In January 2013, Mitzu Co. pays $2,600,000 for a tract of land with two buildings on it. It plans to demolish Building I and build a new store in its place. Building 2 will be a company office; it is appraised at $644,000 with a useful life of 20 years and an $60,000 salvage value. A lighted parking lot near Building 1 has improvements (Land improvements 1) valued at $420,000 that are expected to last another 12 years with no salvage value. Without the building and improvements, the tract of land is valued at $1,736,000.

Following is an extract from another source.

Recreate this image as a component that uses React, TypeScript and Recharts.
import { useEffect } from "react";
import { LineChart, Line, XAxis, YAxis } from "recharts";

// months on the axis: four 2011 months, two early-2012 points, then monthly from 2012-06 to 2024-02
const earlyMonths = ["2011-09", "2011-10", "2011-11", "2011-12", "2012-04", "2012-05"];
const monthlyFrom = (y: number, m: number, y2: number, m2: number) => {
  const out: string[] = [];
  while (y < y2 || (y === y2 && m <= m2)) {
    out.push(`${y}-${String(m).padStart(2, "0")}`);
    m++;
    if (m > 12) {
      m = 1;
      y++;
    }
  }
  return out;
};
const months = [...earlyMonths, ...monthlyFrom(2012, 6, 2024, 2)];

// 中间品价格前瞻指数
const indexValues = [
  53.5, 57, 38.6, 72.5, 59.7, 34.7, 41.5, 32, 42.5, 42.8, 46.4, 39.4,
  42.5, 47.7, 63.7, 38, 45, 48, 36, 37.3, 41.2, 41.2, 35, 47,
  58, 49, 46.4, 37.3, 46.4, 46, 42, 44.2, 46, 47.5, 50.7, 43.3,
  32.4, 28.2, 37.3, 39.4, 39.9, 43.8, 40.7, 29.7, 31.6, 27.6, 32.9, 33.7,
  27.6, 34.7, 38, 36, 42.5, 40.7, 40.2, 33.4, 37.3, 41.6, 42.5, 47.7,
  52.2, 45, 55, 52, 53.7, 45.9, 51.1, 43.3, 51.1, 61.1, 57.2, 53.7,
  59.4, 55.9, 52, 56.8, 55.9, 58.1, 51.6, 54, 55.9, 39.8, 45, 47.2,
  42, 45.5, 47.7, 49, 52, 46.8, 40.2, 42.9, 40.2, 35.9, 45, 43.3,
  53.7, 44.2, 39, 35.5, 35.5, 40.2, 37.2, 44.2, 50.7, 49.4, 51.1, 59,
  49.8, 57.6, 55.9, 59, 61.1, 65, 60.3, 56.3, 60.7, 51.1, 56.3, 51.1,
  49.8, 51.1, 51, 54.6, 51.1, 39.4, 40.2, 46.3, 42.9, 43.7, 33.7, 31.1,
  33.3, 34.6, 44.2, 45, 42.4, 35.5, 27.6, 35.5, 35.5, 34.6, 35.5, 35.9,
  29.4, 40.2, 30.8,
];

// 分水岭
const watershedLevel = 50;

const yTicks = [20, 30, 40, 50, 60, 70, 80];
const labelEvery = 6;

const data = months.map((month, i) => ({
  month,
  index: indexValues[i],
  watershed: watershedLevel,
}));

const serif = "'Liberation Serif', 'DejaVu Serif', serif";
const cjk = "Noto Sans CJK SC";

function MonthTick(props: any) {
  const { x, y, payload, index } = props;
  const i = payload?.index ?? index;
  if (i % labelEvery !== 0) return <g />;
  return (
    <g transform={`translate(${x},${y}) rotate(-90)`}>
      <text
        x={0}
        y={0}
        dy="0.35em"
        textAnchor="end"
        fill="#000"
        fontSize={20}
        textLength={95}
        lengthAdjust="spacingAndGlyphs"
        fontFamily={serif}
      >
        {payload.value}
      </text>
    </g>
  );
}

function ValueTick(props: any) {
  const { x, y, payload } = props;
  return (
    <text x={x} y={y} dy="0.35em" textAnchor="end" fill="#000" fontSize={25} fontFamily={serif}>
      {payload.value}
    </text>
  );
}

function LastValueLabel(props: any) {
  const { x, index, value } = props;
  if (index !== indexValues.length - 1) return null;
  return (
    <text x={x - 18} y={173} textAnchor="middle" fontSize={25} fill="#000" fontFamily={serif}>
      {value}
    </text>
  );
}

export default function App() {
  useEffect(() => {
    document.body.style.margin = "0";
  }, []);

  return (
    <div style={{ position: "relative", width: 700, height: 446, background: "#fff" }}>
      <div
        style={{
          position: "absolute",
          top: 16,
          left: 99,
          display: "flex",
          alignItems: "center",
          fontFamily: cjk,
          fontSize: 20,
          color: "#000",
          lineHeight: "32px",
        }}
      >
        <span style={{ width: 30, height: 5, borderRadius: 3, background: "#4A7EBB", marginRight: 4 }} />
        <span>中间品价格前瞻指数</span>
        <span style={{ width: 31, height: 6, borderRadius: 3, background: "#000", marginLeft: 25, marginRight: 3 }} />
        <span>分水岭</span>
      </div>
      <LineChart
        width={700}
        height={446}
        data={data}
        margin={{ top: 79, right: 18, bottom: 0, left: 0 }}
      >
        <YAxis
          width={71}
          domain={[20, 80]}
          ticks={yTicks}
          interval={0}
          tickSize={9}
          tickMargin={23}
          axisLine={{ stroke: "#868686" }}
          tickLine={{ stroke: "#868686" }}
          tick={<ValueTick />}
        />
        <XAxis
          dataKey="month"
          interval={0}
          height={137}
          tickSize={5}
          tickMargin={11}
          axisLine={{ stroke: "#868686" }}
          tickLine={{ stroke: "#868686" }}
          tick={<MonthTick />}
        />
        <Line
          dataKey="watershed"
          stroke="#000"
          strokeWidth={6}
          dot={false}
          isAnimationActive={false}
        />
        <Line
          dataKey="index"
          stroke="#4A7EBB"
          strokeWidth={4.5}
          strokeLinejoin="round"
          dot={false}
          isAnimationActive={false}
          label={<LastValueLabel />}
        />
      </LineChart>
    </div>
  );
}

The company will also incur the following additional costs:

- Cost to demolish Building 1 $328,400

- Cost of additional land grading  $175,400

- Cost to construct new building (Building 3), having a useful life of 25 years and a $392,000 salvage value...$2,202,000

- Cost of new land improvements (Land improvements 2) near Building 2 having a 20 year useful life and no salvage value...$164,000

Required:

1. Prepare a table with the following column headings: Land, Building 2, Building 3, Land Improvements 1, and Land Improvements 2. Allocate the costs incurred by Mitzuto the appropriate columns and total each column (round percents to the nearest 1 %)

2. Prepare a single journal entry to record all the incurred costs assuming they are paid in cash on January 1, 2013

3. Using the straight line method, prepare the December 31 adjusting entries to record depreciation for the 12 months of 2013 when these assets were in use.